- [Data shown]
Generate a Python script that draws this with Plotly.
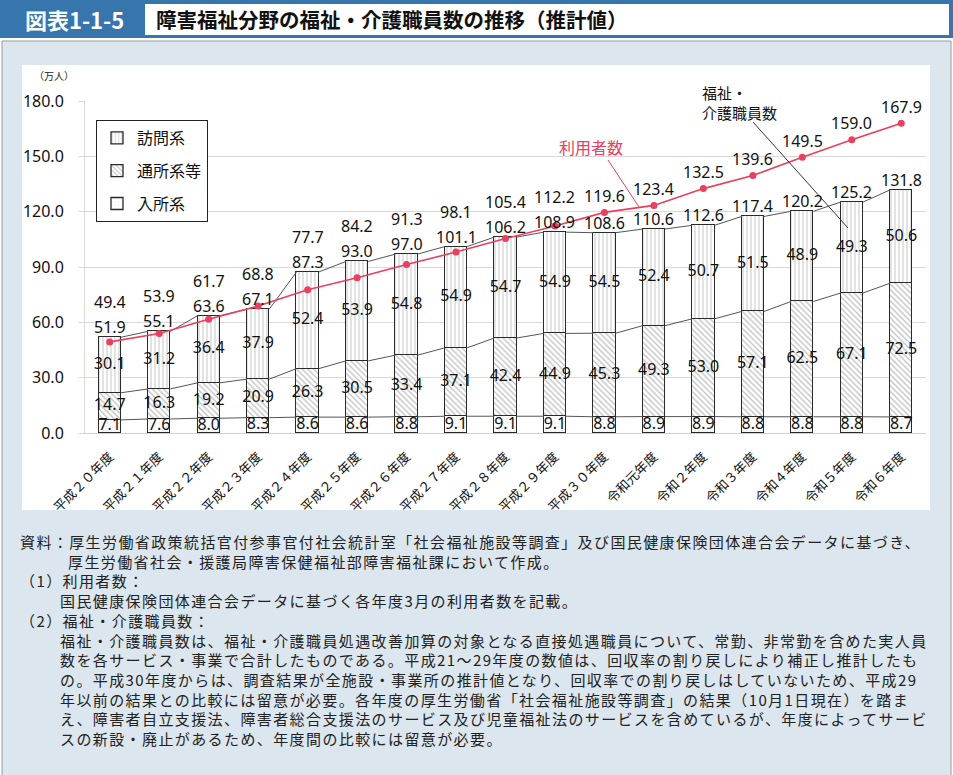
...
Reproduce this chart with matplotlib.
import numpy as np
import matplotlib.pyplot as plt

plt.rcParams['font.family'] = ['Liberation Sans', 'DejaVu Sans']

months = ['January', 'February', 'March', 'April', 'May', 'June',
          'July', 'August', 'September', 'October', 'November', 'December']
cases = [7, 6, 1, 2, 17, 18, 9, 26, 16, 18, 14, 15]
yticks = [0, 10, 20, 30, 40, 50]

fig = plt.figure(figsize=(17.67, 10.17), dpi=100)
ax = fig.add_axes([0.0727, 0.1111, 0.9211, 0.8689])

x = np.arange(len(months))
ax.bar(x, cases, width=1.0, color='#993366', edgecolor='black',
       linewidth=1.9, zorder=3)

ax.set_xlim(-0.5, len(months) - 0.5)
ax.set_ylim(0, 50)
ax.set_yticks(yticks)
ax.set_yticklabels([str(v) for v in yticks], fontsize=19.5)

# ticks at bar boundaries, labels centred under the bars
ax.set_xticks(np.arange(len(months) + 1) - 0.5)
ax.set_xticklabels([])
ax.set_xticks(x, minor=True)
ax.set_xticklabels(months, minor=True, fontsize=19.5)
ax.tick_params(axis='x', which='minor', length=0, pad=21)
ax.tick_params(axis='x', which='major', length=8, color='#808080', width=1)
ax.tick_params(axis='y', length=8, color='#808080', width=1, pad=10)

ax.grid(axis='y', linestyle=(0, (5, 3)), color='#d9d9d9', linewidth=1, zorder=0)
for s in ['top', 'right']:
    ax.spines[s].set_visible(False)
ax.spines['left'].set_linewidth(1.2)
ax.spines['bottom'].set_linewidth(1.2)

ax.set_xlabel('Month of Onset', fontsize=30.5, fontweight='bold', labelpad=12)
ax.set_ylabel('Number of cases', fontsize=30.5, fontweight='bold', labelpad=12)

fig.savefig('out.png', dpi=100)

- [Goal] Copy all the lines above that hold the string "matplotlib".

- [Final result]
Reproduce this chart with matplotlib.
import matplotlib.pyplot as plt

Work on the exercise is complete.